A short time later, he said he found two U.S. marshals on his doorstep.

"After reading your story about Federal Judge James Robertson dismissing a suit challenging Obama's natural born citizenship, and suggesting sanctions, I wrote him a very critical letter," Merrell told WND. "Two U.S. marshals came to visit me, making threats to silence me.

"I told them unless the First Amendment had been repealed, or they had a warrant for my arrest, we had nothing to discuss," he continued. "But they insisted on coming in, and making further threats.

"I responded with another letter, with firm language, but nothing I haven't used for 30 years, and quoting Thomas Jefferson's warning to bind judges with the 'chains of the Constitution' to prevent mischief."

WND called the U.S. marshals service for comment, but there was no comment on the specific case. A WND message left for one of the officers involved also was not returned.

A media office spokeswoman who took the message did confirm that "anyone who may write a letter referencing a judge or put something in a letter causing the marshals to be concerned about the well-being of a judge, they would look into it."

Merrell told WND his particular dislike of "government tyranny" has existed "since my fourth-great-grandfather, Captain Benjamin Merrell, was hanged – hanged, drawn and quartered – by the British Royal Governor of North Carolina in 1771 for protesting high and unjust taxes."

In his followup letter to the judge, Merrell's language was a little more salty.

"I told your Gestapo goons, of course, that unless the First Amendment had been repealed, or they were there to arrest me, that we had nothing to talk about.," Merrell's letter said ."One of your Brown-Shirt Nazi bullies, however, could not resist threatening me with some obscure law – one he didn't know where it was, or when it was created – which he said made it a crime to say something that caused a federal judge 'emotional distress.'

"Emotional distress? What unbelievably unadulterated horses---!" Merrell wrote. "What about the repulsive, stomach-turning 'emotional distress' you black-robed baboons speciously dish out to the American people daily – haughtily spitting on our precious Constitution with your nauseating, decency-stomping, judicial-jack--- slobber!

"If it is illegal for a Constitution-loving citizen to chastise a Constitution-scorning judge, who has spitefully spat on America's consecrated moral bedrock, then the slimy, steel-laden tentacles of unspeakable tyranny are already wrapped tightly around helpless citizens – awaiting the final hideous strangulation.

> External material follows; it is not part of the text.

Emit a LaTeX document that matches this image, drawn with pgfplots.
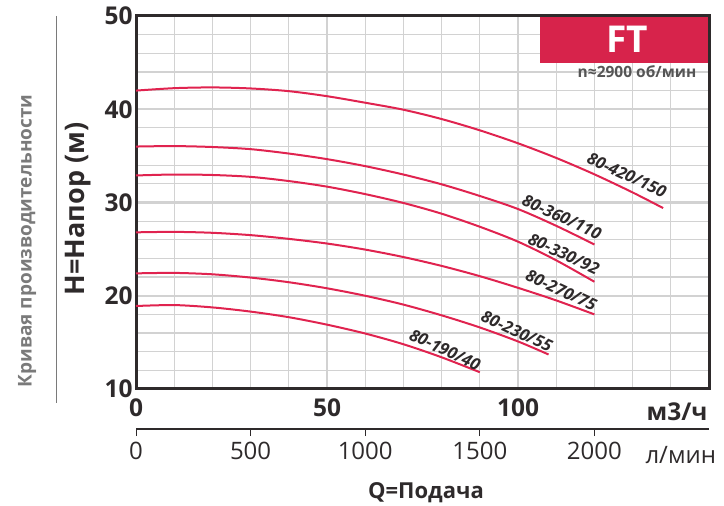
\documentclass[border=0pt]{standalone}
\usepackage{fontspec}
\setmainfont{Open Sans}
\usepackage{pgfplots}
\pgfplotsset{compat=1.18}
\definecolor{curvec}{HTML}{E0234F}
\definecolor{ftred}{HTML}{D7234B}
\definecolor{gridc}{HTML}{D2D2D2}
\definecolor{axc}{HTML}{2E2A2B}
\definecolor{subc}{HTML}{7A7A7A}
\definecolor{ngray}{HTML}{555555}

\begin{document}
\begin{tikzpicture}
\path (0bp,0bp) rectangle (724bp,506bp);

\begin{axis}[
  at={(136bp,117bp)}, scale only axis,
  width=573bp, height=373bp,
  xmin=0, xmax=150, ymin=10, ymax=50,
  xtick={0,50,100}, minor xtick={10,20,...,150},
  ytick={10,20,...,50}, minor ytick={12,14,...,48},
  grid=both, grid style={draw=gridc},
  major grid style={line width=2.4bp},
  minor grid style={line width=1.2bp},
  axis line style={draw=axc, line width=3bp},
  tick style={draw=none},
  /pgf/number format/assume math mode=true,
  ticklabel style={font=\fontsize{24.5bp}{24.5bp}\selectfont\bfseries, text=axc},
  xticklabel style={yshift=-6bp},
  clip=false,
]
  % FT badge
  \fill[ftred] ([yshift=-1.5bp]axis cs:105.8,50) rectangle ([xshift=-1.5bp]axis cs:150,44.93);
  \node[text=white, font=\bfseries\fontsize{37bp}{37bp}\selectfont] at (axis cs:128.5,47.45) {FT};
  \node[anchor=base east, text=ngray, font=\bfseries\fontsize{15.5bp}{15.5bp}\selectfont] at (axis cs:147.6,43.45) {n≈2900 об/мин};

  % 80-420/150
  \addplot[curvec, line width=2bp, smooth] coordinates {
    (0,42.0) (10,42.26) (20,42.34) (30,42.23) (40,41.94) (50,41.4) (60,40.7)
    (70,39.95) (80,38.95) (90,37.74) (100,36.35) (110,34.78) (120,33.02) (130,31.08) (138,29.4)};
  % 80-360/110
  \addplot[curvec, line width=2bp, smooth] coordinates {
    (0,36.0) (10,36.05) (20,35.95) (30,35.72) (40,35.25) (50,34.65) (60,33.9)
    (70,33.0) (80,31.95) (90,30.7) (100,29.3) (110,27.5) (120,25.5)};
  % 80-330/92
  \addplot[curvec, line width=2bp, smooth] coordinates {
    (0,32.9) (10,33.0) (20,32.95) (30,32.75) (40,32.3) (50,31.7) (60,30.9)
    (70,29.95) (80,28.8) (90,27.4) (100,25.8) (110,23.8) (120,21.5)};
  % 80-270/75
  \addplot[curvec, line width=2bp, smooth] coordinates {
    (0,26.8) (10,26.85) (20,26.75) (30,26.5) (40,26.1) (50,25.6) (60,24.95)
    (70,24.15) (80,23.2) (90,22.1) (100,20.85) (110,19.5) (120,18.0)};
  % 80-230/55
  \addplot[curvec, line width=2bp, smooth] coordinates {
    (0,22.4) (10,22.45) (20,22.3) (30,21.95) (40,21.45) (50,20.8) (60,20.0)
    (70,19.05) (80,17.9) (90,16.6) (100,15.1) (108,13.7)};
  % 80-190/40
  \addplot[curvec, line width=2bp, smooth] coordinates {
    (0,18.9) (10,19.0) (20,18.75) (30,18.3) (40,17.7) (50,16.9) (60,15.95)
    (70,14.8) (80,13.4) (90,11.8)};

  \node[rotate=-25, text=axc, font=\bfseries\itshape\fontsize{16.5bp}{16.5bp}\selectfont] at (axis cs:128.5,32.95) {80-420/150};
  \node[rotate=-25, text=axc, font=\bfseries\itshape\fontsize{16.5bp}{16.5bp}\selectfont] at (axis cs:111.5,28.45) {80-360/110};
  \node[rotate=-25, text=axc, font=\bfseries\itshape\fontsize{16.5bp}{16.5bp}\selectfont] at (axis cs:112.0,24.5) {80-330/92};
  \node[rotate=-25, text=axc, font=\bfseries\itshape\fontsize{16.5bp}{16.5bp}\selectfont] at (axis cs:111.3,20.6) {80-270/75};
  \node[rotate=-25, text=axc, font=\bfseries\itshape\fontsize{16.5bp}{16.5bp}\selectfont] at (axis cs:99.7,16.2) {80-230/55};
  \node[rotate=-25, text=axc, font=\bfseries\itshape\fontsize{16.5bp}{16.5bp}\selectfont] at (axis cs:80.9,14.2) {80-190/40};
\end{axis}

% second scale in l/min
\begin{axis}[
  at={(136bp,77bp)}, scale only axis,
  width=573bp, height=10bp,
  xmin=0, xmax=2500, ymin=0, ymax=1,
  axis x line=bottom, axis y line=none,
  axis line style={draw=axc, line width=1.2bp, -},
  xtick={0,500,...,2000},
  tick align=outside, major tick length=7bp,
  tick style={draw=axc, line width=1bp},
  /pgf/number format/assume math mode=true,
  /pgf/number format/1000 sep={},
  xticklabel style={font=\fontsize{24bp}{24bp}\selectfont, text=axc, yshift=-3bp},
]
\end{axis}

\node[rotate=90, text=subc, font=\bfseries\fontsize{19bp}{19bp}\selectfont] at (27bp,265bp) {Кривая производительности};
\draw[subc, line width=1bp] (56bp,490bp) -- (56bp,103bp);
\node[anchor=base east, text=axc, font=\bfseries\fontsize{24.5bp}{24.5bp}\selectfont] at (711bp,85bp) {м3/ч};
\node[anchor=base west, text=axc, font=\fontsize{24bp}{24bp}\selectfont] at (642bp,42bp) {л/мин};
\node[anchor=base, text=axc, font=\bfseries\fontsize{22bp}{22bp}\selectfont] at (426bp,8bp) {Q=Подача};
\node[rotate=90, text=axc, font=\bfseries\fontsize{27bp}{27bp}\selectfont] at (78bp,297bp) {H=Напор (м)};
\end{tikzpicture}
\end{document}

"But not as long as one end of my red-blooded tongue is loose!" Merrell's letter said.

He put the challenge directly to the judge:

"The Constitution clearly states, with no possible ambiguity – in Article 2, Section 1 – that 'No person except a natural born Citizen, or a Citizen of the United States, at the time of the Adoption of this Constitution, shall be eligible to the Office of President,'" he wrote.

"America is going down the drain – economically and Constitutionally, with terrorists and illegal aliens pouring across our borders like invading armies practically unopposed – but our insufferable, over-bloated, dictatorial government, while turning a blind eye to all that, has time and money to send two high-paid federal marshals – probably $130,000.00 each – to harass a citizen daring to exercise his precious First Amendment rights, which you want to destroy," he wrote.

"When you solemnly swear to uphold and defend the Constitution – then loathsomely lacerate and despicably desecrate that hallowed document – perhaps you should fear for your safety, for you have stopped being a dutiful servant of the people, and started arrogating unto yourself the venomous trappings of their tyrannical slave-master," he wrote.

"Oh, and my ancestor, Captain Benjamin Merrell, wasn't just hanged – but hanged, drawn and quartered: which means he was hanged, but taken down while yet alive, his abdomen violently sliced open and his entrails cruelly cut out and brutally thrown in his face and set afire...and then his body barbarically slashed into four quarters," Merrell wrote. "So, naturally, I'm more than a little suspicious of dictatorial power such as you brandish. And I'm not alone."